The difficulty for being Adam Smith, the St. Petersburg Times political editor (other than his getting dressed for the TV program “Political Connections,” on which Smith displays both an ability for insightful journalism and horrendous wardrobe choices, is that his newspaper spent the last four years sleepwalking through the GOP ascendancy in Pinellas politics. That’s why Smith is forced to write catch-up pieces, such as today’s article debating the apoliticalness (new word!) of the Pinellas-Pasco Judicial Nomination Commission.
Smith writes with the same shock — shock! — that Captain Renault displayed when he learned that there was gambling going on in Rick’s American Cafe. “Since the Legislature gave the governor more control over appointments to the state’s 26 judicial nominating commissions in 2001, critics have complained that they have become more political and less independent.”
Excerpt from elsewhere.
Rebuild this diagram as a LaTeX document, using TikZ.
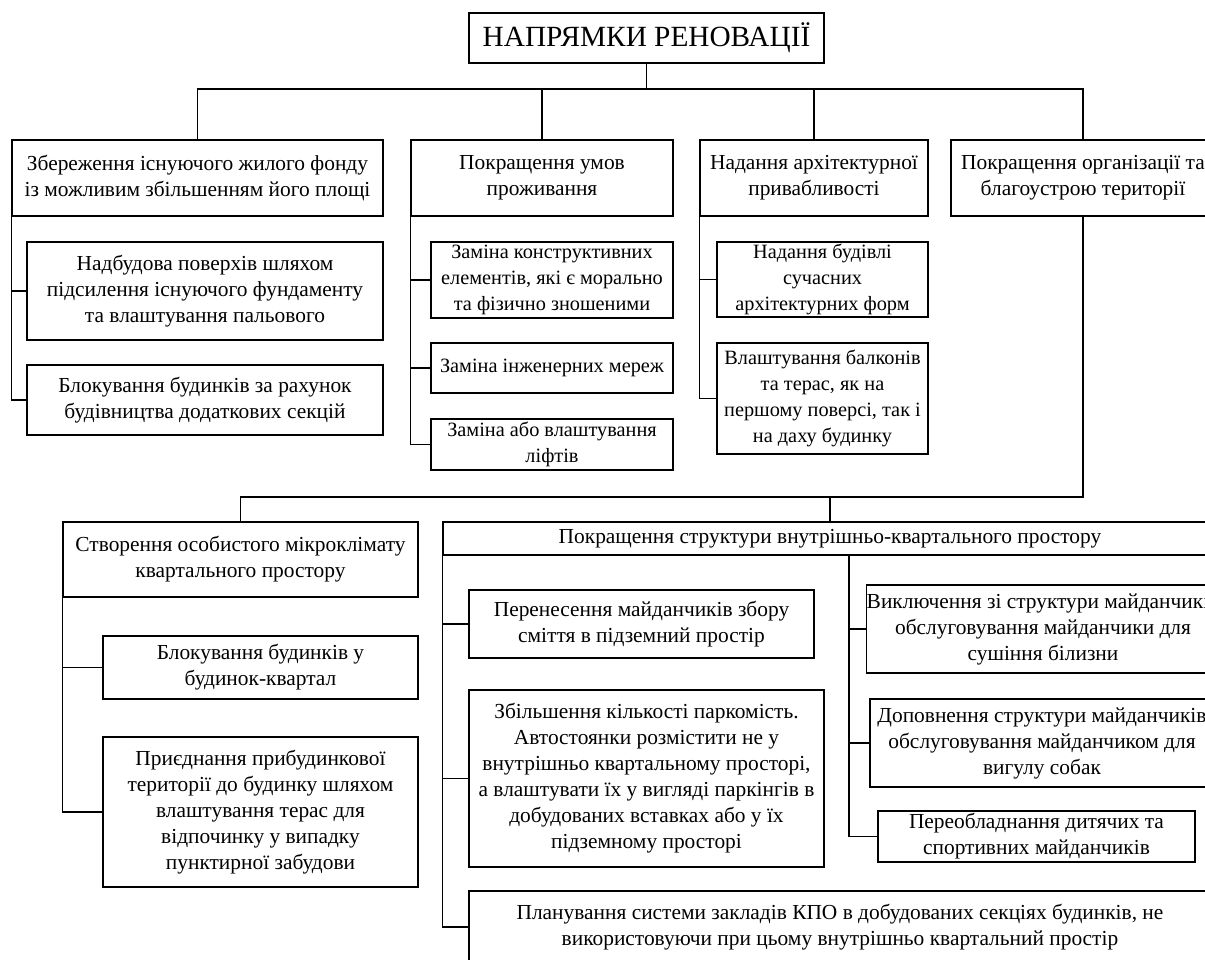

Um, yeah. This “intersection” of partisan politics and the judicial system has been occurring since Jeb Bush took office. (And don’t say this sort of thing has been going on forever because the Republican Legislature only recently gave the governor the power to influence the composition of the state’s JNCs). If Smith wanted to go farther, he would see that most of the governor’s selections are determined on a partisan basis.
I know this because I have assisted in the preparation and submission of dozens of Judicial Applications for several clients, most of whom went on to a judgeship and all but a few made the final selection (making the final selection group is very, very important even to those who don’t go on to be appointed. That’s because most of these applicants apply again and again for judicial positions that ooen up. More importantly, many of these applicants brag about the fact that they were “a finalist” in their campaign advertisements when they eventually determine that it’s easier to buy a judgeship through the electoral process than it is to survive the appointment whims of this imperial governor.)
Smith’s identification of George Jirotka as a partisan appointment is both appropriate and insignificant. Jirotka is a fire-breathing Republican that has been heavily involved with the Pinellas GOP’s decision to endorse judicial candidates. But George Jirotka is also a brilliant attorney who certainly merits appointment to the bench. Skip Schaffer was also elevated to the bench recently and he, like Jirotka, is a partisan appointment that deserves the selection.
Still, what has occurred in the 6th Judicial Circuit and throughout the rest of the state, will be one of the most enduring aspects of Jeb Bush’s legacy. I believe he has appointed more people to the bench than any other governor. And with a full slate of judicial appointments set to be funded by the Legislature this session, Jeb Bush will only increase the number of conservative members of the Florida judiciary.
See, I certainly didn’t write this post as well as Adam wrote his article, but I think I’ve addressed some issues that I wish the Times would further investigate. My only hope is that by the time they do decide to investigate this issue, it will not be too late.